The key word is normal. CL's ATR reflects the range the market covers on an ordinary day. On days with major news events, particularly EIA releases or OPEC announcements, the realized range frequently exceeds the ATR reading significantly. A stop sized to the ATR on a normal day may be entirely inadequate on a high-volatility event day.

CL's Daily Range Profile

On a routine trading day, CL covers a wide range relative to what most retail traders are accustomed to in equity index futures. A move that looks like a small number of dollars per barrel translates directly into hundreds of ticks of exposure per contract, given that each tick in CL is worth ten dollars. Traders who do not internalize that relationship between price movement in dollar-per-barrel terms and actual account impact per contract tend to find out quickly what they missed.

The daily range also has an internal structure. The bulk of the day's movement typically occurs during the London open and U.S. RTH session. The overnight and mid-session periods contribute far less to the total range on most days. This means a stop sized to the full daily ATR may be far more than necessary for a trade entered during the quiet afternoon session, and far less than necessary for a trade taken around the RTH open or an EIA release.

How Volatility Expands Around Key Events

CL does not maintain a constant volatility level. It compresses and expands in predictable patterns tied to the event calendar.

  • EIA Wednesday releases generate the most consistent intraweek volatility expansion. The minutes surrounding the 10:30 am ET report frequently produce the largest single directional moves of the week.
  • OPEC and OPEC+ meetings can generate multi-session volatility regimes, not just single-candle reactions. A production decision that surprises the market can sustain elevated volatility for days.
  • Geopolitical events create the sharpest and least predictable volatility spikes. These tend to be sudden, fast, and often at least partially reversed once the initial shock is absorbed.
  • Macro data releases including CPI, NFP, and FOMC decisions affect CL through their impact on the U.S. dollar and risk sentiment broadly. These events expand CL volatility indirectly but reliably.

Volatility Regimes: When the ATR Itself Changes

Beyond individual event spikes, CL moves through broader volatility regimes that can persist for weeks or months. A market in a tight supply environment with active OPEC management will carry a higher baseline ATR than a market in an oversupply condition with stable geopolitics. Traders who calibrate their stop distances and position sizes using a fixed ATR assumption and never update it are working with stale information.

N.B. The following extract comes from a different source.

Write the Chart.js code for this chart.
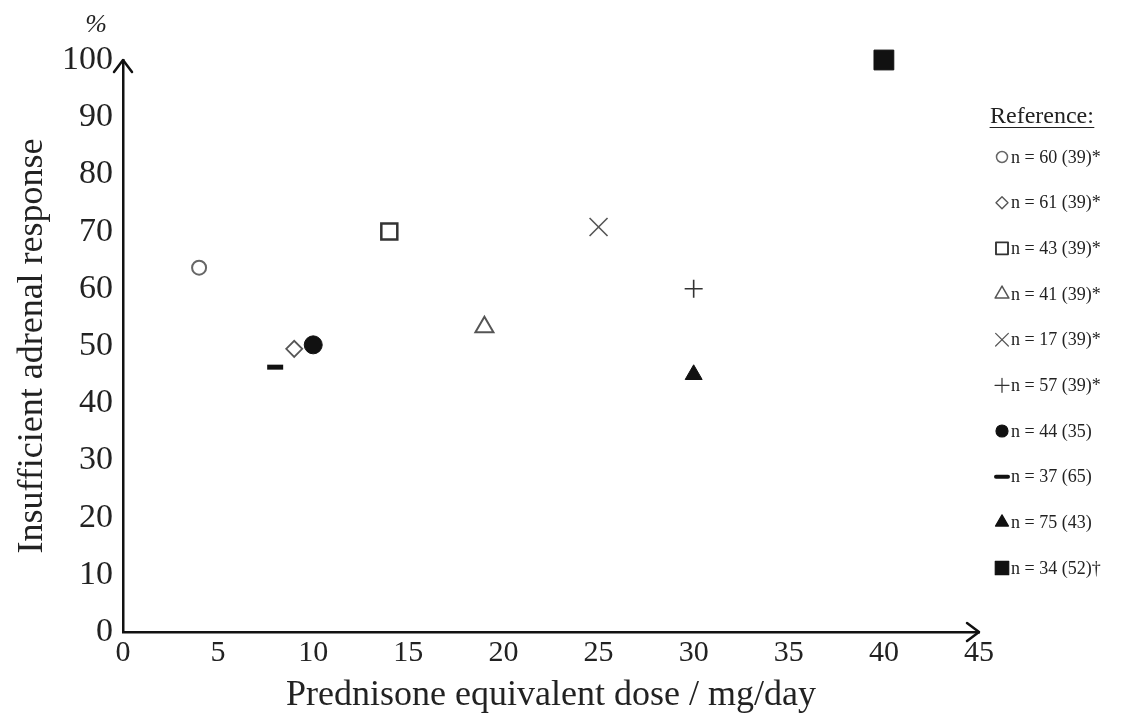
<!DOCTYPE html>
<html><head><meta charset="utf-8">
<script src="https://cdn.jsdelivr.net/npm/chart.js@4.4.0/dist/chart.umd.min.js"></script>
<style>html,body{margin:0;padding:0;background:#fff;}#wrap{position:relative;width:1131px;height:720px;}canvas{display:block;}</style>
</head><body><div id="wrap"><canvas id="c" width="1131" height="720" style="width:1131px;height:720px;"></canvas></div>
<script>
// ---- data ----
const doses = [4, 9, 14, 19, 25, 30, 10, 8, 30, 40];
const responses = [63.7, 49.5, 70, 53.3, 70.8, 60, 50.2, 46.3, 45.0, 100];
const referenceLabels = ['n = 60 (39)*', 'n = 61 (39)*', 'n = 43 (39)*', 'n = 41 (39)*', 'n = 17 (39)*', 'n = 57 (39)*', 'n = 44 (35)', 'n = 37 (65)', 'n = 75 (43)', 'n = 34 (52)\u2020'];
const xTickValues = [0, 5, 10, 15, 20, 25, 30, 35, 40, 45];
const yTickValues = [0, 10, 20, 30, 40, 50, 60, 70, 80, 90, 100];
const xTitle = 'Prednisone equivalent dose / mg/day';
const yTitle = 'Insufficient adrenal response';
const legendTitle = 'Reference:';

// ---- styles ----
const markerStyles = [
  {pointStyle:'circle',   radius:7,    fill:'#ffffff', stroke:'#666666', bw:2,   lr:5.5},
  {pointStyle:'rectRot',  radius:8,    fill:'#ffffff', stroke:'#555555', bw:1.8, lr:6},
  {pointStyle:'rect',     radius:11.3, fill:'#ffffff', stroke:'#333333', bw:2.5, lr:8.5},
  {pointStyle:'triangle', radius:10.4, fill:'#ffffff', stroke:'#555555', bw:2,   lr:8},
  {pointStyle:'crossRot', radius:12.7, fill:'#ffffff', stroke:'#555555', bw:1.6, lr:9},
  {pointStyle:'cross',    radius:9,    fill:'#ffffff', stroke:'#333333', bw:1.6, lr:7},
  {pointStyle:'circle',   radius:9,    fill:'#111111', stroke:'#111111', bw:1,   lr:6},
  {pointStyle:'line',     radius:8,    fill:'#111111', stroke:'#111111', bw:5,   lr:6},
  {pointStyle:'triangle', radius:9.8,  fill:'#111111', stroke:'#111111', bw:1,   lr:7.5},
  {pointStyle:'rect',     radius:14,   fill:'#111111', stroke:'#111111', bw:1,   lr:9.5}
];
const SERIF = '"Liberation Serif", "DejaVu Serif", serif';

const datasets = doses.map((d, i) => ({
  label: referenceLabels[i],
  data: [{x: d, y: responses[i]}],
  pointStyle: markerStyles[i].pointStyle,
  pointRadius: markerStyles[i].radius,
  pointHoverRadius: markerStyles[i].radius,
  pointBackgroundColor: markerStyles[i].fill,
  pointBorderColor: markerStyles[i].stroke,
  pointBorderWidth: markerStyles[i].bw,
  showLine: false,
  clip: false
}));

const LAYOUT = {left: 123, right: 979, top: 60, bottom: 632};

const decorPlugin = {
  id: 'decor',
  afterDraw(chart) {
    const ctx = chart.ctx;
    const xs = chart.scales.x, ys = chart.scales.y;
    const x0 = xs.left, yb = ys.bottom, yt = ys.top, xr = xs.right;
    ctx.save();
    ctx.strokeStyle = '#111'; ctx.lineWidth = 2.5; ctx.lineCap = 'round'; ctx.lineJoin = 'round';
    ctx.beginPath();
    ctx.moveTo(x0 - 9, yt + 12); ctx.lineTo(x0, yt); ctx.lineTo(x0 + 9, yt + 12);
    ctx.stroke();
    ctx.beginPath();
    ctx.moveTo(xr - 12, yb - 9); ctx.lineTo(xr, yb); ctx.lineTo(xr - 12, yb + 9);
    ctx.stroke();
    ctx.fillStyle = '#222';
    ctx.font = 'italic 26px ' + SERIF;
    ctx.textAlign = 'center'; ctx.textBaseline = 'middle';
    ctx.fillText('%', 96, 25);
    const lx = 990;
    ctx.font = '24px ' + SERIF;
    ctx.textAlign = 'left'; ctx.textBaseline = 'alphabetic';
    ctx.fillText(legendTitle, lx, 123);
    const tw = ctx.measureText(legendTitle).width;
    ctx.lineWidth = 1; ctx.strokeStyle = '#222';
    ctx.beginPath(); ctx.moveTo(lx, 127.5); ctx.lineTo(lx + tw, 127.5); ctx.stroke();
    const y0 = 157, step = (568 - 157) / 9;
    ctx.font = '18px ' + SERIF;
    ctx.textBaseline = 'middle';
    chart.data.datasets.forEach((ds, i) => {
      const y = y0 + i * step;
      const ms = markerStyles[i];
      ctx.fillStyle = ms.fill; ctx.strokeStyle = ms.stroke;
      ctx.lineWidth = ms.pointStyle === 'line' ? 4 : Math.max(1.2, ms.bw * 0.75);
      Chart.helpers.drawPoint(ctx, {pointStyle: ms.pointStyle, radius: ms.lr, rotation: 0, borderWidth: ctx.lineWidth}, 1002, y);
      ctx.fillStyle = '#222';
      ctx.fillText(ds.label, 1011, y + 1);
    });
    ctx.restore();
  }
};

new Chart(document.getElementById('c'), {
  type: 'scatter',
  data: {datasets},
  options: {
    responsive: false,
    maintainAspectRatio: false,
    animation: false,
    devicePixelRatio: 1,
    layout: {padding: {left: 0, right: 1131 - LAYOUT.right, top: LAYOUT.top, bottom: 0}},
    plugins: {legend: {display: false}, tooltip: {enabled: false}},
    scales: {
      x: {
        type: 'linear', min: 0, max: 45,
        afterBuildTicks: s => { s.ticks = xTickValues.map(v => ({value: v})); },
        afterFit: s => { s.height = 720 - LAYOUT.bottom; },
        grid: {display: false, drawTicks: false},
        border: {display: true, color: '#111', width: 2.5},
        ticks: {color: '#222', font: {family: SERIF, size: 30}, padding: 3, maxRotation: 0, autoSkip: false},
        title: {display: true, text: xTitle, color: '#222', font: {family: SERIF, size: 36}, padding: {top: 0, bottom: 3}}
      },
      y: {
        type: 'linear', min: 0, max: 100,
        afterBuildTicks: s => { s.ticks = yTickValues.map(v => ({value: v})); },
        afterFit: s => { s.width = LAYOUT.left; },
        grid: {display: false, drawTicks: false},
        border: {display: true, color: '#111', width: 2.5},
        ticks: {color: '#222', font: {family: SERIF, size: 34}, padding: 10, autoSkip: false},
        title: {display: true, text: yTitle, color: '#222', font: {family: SERIF, size: 36}, padding: {top: 11, bottom: 0}}
      }
    }
  },
  plugins: [decorPlugin]
});
</script></body></html>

The practical habit is to reassess your ATR baseline regularly. What worked as a stop distance during a low-volatility stretch will get you killed during a high-volatility regime, and vice versa. Applying last month's ATR to this month's market is a reliable way to either overtrade risk or get stopped out of every position that needed more room.

What This Means for Stop Placement

Stop placement in CL should be driven by two inputs working together: structural levels from the chart, and the ATR context to confirm the stop is outside the normal noise range for current conditions. A structurally valid level that sits inside the current ATR's noise band is still a bad stop. It will get hit by routine price movement before the trade has a chance to develop.

How to identify those structural levels and place stops relative to them is covered in the CL liquidity levels and market structure article.

What This Means for Position Sizing

CL's wide range profile has a direct implication for how many contracts are appropriate at a given account size. Because the dollar value per tick is substantial and the normal daily range is wide, trading CL at the same contract count you would use in a smaller market is a fast way to take outsized losses. The CL risk management article builds a sizing framework around these volatility characteristics specifically.

Using ATR Across Timeframes

ATR behaves differently depending on the timeframe you apply it to, and CL traders should be aware of what each reading is actually telling them.

  • Daily ATR tells you how much the whole session typically moves. Useful for swing trade stop placement and assessing whether a current trending move still has room to run.
  • Hourly ATR tells you how much a single hour typically moves. Useful for intraday entries where you need to know how much noise to expect between entry and target.
  • Five-minute ATR tells you how much movement to expect in a short burst. Useful for scalp-style entries and for setting initial stops on fast-moving setups around news events.

None of these readings are guarantees. They are probability-weighted baselines. CL will regularly exceed them on active days and compress well below them on quiet ones.

Sizing CL Like a Smaller Contract Is a Fast Way to Learn an Expensive Lesson

CL's tick value and daily range profile together create a risk environment that is significantly larger than many retail traders expect. Stops copied from another contract can get eaten by ordinary CL price movement. Position sizes that feel normal in other markets can represent outsized risk in this one. Calibrate to the contract you are actually trading.